--- start of DATASET CONTENT ---
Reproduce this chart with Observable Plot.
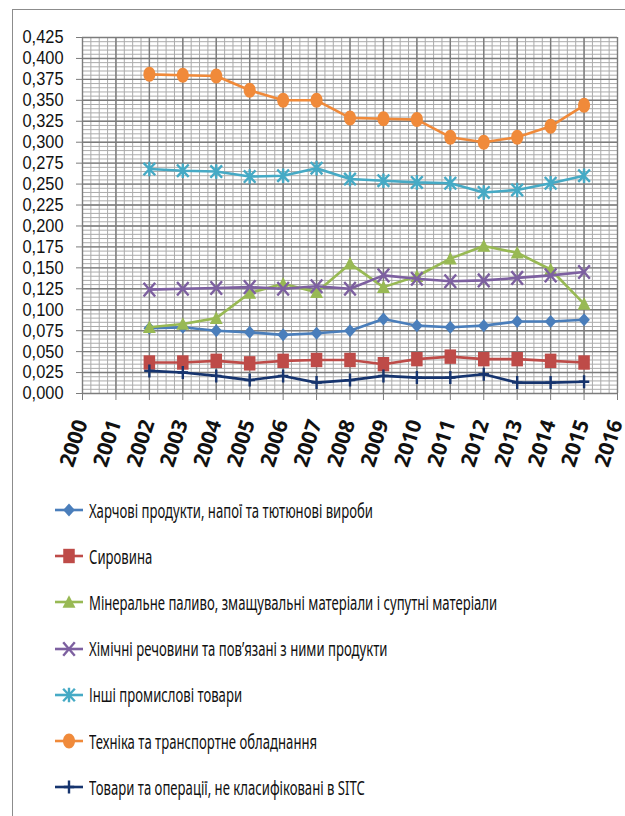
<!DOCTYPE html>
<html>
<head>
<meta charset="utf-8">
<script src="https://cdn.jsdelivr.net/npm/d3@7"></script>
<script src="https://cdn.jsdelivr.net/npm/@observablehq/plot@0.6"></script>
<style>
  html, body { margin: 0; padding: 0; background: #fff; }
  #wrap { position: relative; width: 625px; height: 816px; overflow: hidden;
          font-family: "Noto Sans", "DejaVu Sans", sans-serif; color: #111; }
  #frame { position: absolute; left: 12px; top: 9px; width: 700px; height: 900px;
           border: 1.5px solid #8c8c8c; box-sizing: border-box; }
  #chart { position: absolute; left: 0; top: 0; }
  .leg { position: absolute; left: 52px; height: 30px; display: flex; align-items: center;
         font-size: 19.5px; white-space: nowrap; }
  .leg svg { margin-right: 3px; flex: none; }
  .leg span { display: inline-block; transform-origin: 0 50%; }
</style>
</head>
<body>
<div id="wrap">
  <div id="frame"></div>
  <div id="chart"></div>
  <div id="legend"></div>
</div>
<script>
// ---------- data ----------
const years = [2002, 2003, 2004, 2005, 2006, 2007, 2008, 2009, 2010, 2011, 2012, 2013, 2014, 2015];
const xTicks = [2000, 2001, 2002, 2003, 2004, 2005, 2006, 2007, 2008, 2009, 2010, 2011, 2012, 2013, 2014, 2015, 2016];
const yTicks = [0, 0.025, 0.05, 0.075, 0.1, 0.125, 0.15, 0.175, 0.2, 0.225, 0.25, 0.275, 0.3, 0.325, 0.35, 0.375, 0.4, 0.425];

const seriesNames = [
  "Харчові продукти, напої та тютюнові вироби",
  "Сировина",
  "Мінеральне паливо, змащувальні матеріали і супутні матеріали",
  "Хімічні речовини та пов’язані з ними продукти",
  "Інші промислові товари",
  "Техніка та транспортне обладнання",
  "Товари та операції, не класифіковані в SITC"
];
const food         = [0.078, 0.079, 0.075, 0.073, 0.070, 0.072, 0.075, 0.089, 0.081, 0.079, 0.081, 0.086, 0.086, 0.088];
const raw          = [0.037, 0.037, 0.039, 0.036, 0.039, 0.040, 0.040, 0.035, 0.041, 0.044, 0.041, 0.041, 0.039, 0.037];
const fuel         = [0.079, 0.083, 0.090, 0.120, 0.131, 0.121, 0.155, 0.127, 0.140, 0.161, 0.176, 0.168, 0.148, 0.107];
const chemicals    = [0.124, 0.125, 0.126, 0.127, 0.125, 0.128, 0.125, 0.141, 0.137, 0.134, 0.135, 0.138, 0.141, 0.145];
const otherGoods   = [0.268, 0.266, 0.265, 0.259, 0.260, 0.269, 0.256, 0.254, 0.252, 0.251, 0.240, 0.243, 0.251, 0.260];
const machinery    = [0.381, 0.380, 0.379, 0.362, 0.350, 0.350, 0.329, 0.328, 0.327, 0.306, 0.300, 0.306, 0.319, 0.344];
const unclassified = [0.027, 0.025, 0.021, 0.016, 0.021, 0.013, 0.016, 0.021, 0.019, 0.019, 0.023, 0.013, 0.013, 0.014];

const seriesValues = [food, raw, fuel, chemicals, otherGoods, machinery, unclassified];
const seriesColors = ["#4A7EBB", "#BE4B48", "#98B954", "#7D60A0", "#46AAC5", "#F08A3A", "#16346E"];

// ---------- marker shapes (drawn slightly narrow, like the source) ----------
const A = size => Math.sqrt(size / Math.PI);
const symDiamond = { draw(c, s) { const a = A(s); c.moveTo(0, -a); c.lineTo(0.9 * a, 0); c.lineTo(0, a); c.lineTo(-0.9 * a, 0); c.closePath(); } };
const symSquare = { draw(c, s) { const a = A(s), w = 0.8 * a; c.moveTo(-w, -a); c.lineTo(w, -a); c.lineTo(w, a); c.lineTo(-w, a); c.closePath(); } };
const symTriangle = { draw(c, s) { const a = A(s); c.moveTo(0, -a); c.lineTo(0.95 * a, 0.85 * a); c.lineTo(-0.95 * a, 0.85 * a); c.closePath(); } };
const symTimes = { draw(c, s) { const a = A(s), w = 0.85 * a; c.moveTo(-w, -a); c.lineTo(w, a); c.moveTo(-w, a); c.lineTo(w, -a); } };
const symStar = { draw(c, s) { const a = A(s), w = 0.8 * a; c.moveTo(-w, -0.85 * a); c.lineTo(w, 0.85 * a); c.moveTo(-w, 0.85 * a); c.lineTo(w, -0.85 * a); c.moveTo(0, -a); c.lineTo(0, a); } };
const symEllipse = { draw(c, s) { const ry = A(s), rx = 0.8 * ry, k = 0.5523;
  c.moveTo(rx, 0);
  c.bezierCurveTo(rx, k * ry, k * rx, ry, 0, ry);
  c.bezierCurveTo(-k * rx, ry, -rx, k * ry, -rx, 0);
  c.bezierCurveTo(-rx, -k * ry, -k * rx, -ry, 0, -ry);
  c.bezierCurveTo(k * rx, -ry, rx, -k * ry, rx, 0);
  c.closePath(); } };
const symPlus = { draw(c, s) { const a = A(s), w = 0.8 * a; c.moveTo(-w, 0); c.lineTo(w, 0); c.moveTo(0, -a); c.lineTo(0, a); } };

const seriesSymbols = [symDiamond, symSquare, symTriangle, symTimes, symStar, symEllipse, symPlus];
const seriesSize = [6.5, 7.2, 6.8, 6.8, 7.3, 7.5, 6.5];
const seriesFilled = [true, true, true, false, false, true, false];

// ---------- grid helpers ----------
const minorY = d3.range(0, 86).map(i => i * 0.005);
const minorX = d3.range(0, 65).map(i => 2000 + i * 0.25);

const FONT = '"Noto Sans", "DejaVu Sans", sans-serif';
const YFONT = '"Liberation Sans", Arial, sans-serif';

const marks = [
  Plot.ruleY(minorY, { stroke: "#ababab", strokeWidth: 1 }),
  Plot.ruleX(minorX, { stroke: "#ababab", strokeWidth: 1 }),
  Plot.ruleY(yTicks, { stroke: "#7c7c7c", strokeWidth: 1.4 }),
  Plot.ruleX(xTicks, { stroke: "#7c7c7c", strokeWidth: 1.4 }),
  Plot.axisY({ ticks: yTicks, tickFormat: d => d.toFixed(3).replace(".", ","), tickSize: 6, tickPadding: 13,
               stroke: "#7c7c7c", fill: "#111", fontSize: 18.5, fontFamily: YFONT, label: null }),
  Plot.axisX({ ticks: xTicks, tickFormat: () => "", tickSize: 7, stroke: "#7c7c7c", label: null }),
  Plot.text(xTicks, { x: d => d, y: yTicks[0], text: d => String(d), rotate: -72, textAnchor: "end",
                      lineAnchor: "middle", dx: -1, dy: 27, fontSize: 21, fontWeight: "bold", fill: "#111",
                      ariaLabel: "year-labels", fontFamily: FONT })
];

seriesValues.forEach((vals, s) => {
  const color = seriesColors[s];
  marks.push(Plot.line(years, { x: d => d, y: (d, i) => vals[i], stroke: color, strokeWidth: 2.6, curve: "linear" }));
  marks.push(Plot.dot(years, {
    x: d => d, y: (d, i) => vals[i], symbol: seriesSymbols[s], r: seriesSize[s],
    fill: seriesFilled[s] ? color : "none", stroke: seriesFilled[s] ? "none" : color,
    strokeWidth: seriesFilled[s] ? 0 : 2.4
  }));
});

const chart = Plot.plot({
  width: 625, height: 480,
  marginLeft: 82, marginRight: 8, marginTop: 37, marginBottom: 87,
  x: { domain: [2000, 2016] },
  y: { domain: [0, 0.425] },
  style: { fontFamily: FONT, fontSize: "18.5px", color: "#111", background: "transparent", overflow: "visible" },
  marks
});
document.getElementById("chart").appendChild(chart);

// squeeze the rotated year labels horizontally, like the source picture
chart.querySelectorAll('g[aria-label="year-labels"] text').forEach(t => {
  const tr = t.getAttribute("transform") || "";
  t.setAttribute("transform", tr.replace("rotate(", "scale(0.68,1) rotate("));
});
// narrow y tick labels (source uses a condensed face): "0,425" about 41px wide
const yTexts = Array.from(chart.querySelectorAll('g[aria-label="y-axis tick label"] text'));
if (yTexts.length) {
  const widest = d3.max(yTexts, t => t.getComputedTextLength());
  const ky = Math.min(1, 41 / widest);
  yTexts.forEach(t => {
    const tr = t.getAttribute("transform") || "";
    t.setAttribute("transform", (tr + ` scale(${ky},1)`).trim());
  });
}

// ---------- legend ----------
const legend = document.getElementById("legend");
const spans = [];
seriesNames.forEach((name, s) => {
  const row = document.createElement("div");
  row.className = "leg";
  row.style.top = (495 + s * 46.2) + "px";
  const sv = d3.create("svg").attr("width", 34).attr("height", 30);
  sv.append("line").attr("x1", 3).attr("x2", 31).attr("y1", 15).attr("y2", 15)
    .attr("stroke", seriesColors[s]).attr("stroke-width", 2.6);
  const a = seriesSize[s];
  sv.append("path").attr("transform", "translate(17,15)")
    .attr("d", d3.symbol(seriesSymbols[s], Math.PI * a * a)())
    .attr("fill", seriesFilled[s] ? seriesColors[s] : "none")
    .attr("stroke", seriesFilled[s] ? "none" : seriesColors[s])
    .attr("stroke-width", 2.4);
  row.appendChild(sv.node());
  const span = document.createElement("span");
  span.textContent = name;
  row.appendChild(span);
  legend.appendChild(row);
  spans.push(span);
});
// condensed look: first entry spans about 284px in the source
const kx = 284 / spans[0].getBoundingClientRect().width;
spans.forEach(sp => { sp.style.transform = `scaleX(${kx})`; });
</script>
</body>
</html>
--- end of DATASET CONTENT ---
* DO THIS: Every line from the start of the listing above through the line with "0.375, 0.4, 0.425];" should be repeated exactly; skip the pictures and add nothing else.

* RESPONSE:
Reproduce this chart with Observable Plot.
<!DOCTYPE html>
<html>
<head>
<meta charset="utf-8">
<script src="https://cdn.jsdelivr.net/npm/d3@7"></script>
<script src="https://cdn.jsdelivr.net/npm/@observablehq/plot@0.6"></script>
<style>
  html, body { margin: 0; padding: 0; background: #fff; }
  #wrap { position: relative; width: 625px; height: 816px; overflow: hidden;
          font-family: "Noto Sans", "DejaVu Sans", sans-serif; color: #111; }
  #frame { position: absolute; left: 12px; top: 9px; width: 700px; height: 900px;
           border: 1.5px solid #8c8c8c; box-sizing: border-box; }
  #chart { position: absolute; left: 0; top: 0; }
  .leg { position: absolute; left: 52px; height: 30px; display: flex; align-items: center;
         font-size: 19.5px; white-space: nowrap; }
  .leg svg { margin-right: 3px; flex: none; }
  .leg span { display: inline-block; transform-origin: 0 50%; }
</style>
</head>
<body>
<div id="wrap">
  <div id="frame"></div>
  <div id="chart"></div>
  <div id="legend"></div>
</div>
<script>
// ---------- data ----------
const years = [2002, 2003, 2004, 2005, 2006, 2007, 2008, 2009, 2010, 2011, 2012, 2013, 2014, 2015];
const xTicks = [2000, 2001, 2002, 2003, 2004, 2005, 2006, 2007, 2008, 2009, 2010, 2011, 2012, 2013, 2014, 2015, 2016];
const yTicks = [0, 0.025, 0.05, 0.075, 0.1, 0.125, 0.15, 0.175, 0.2, 0.225, 0.25, 0.275, 0.3, 0.325, 0.35, 0.375, 0.4, 0.425];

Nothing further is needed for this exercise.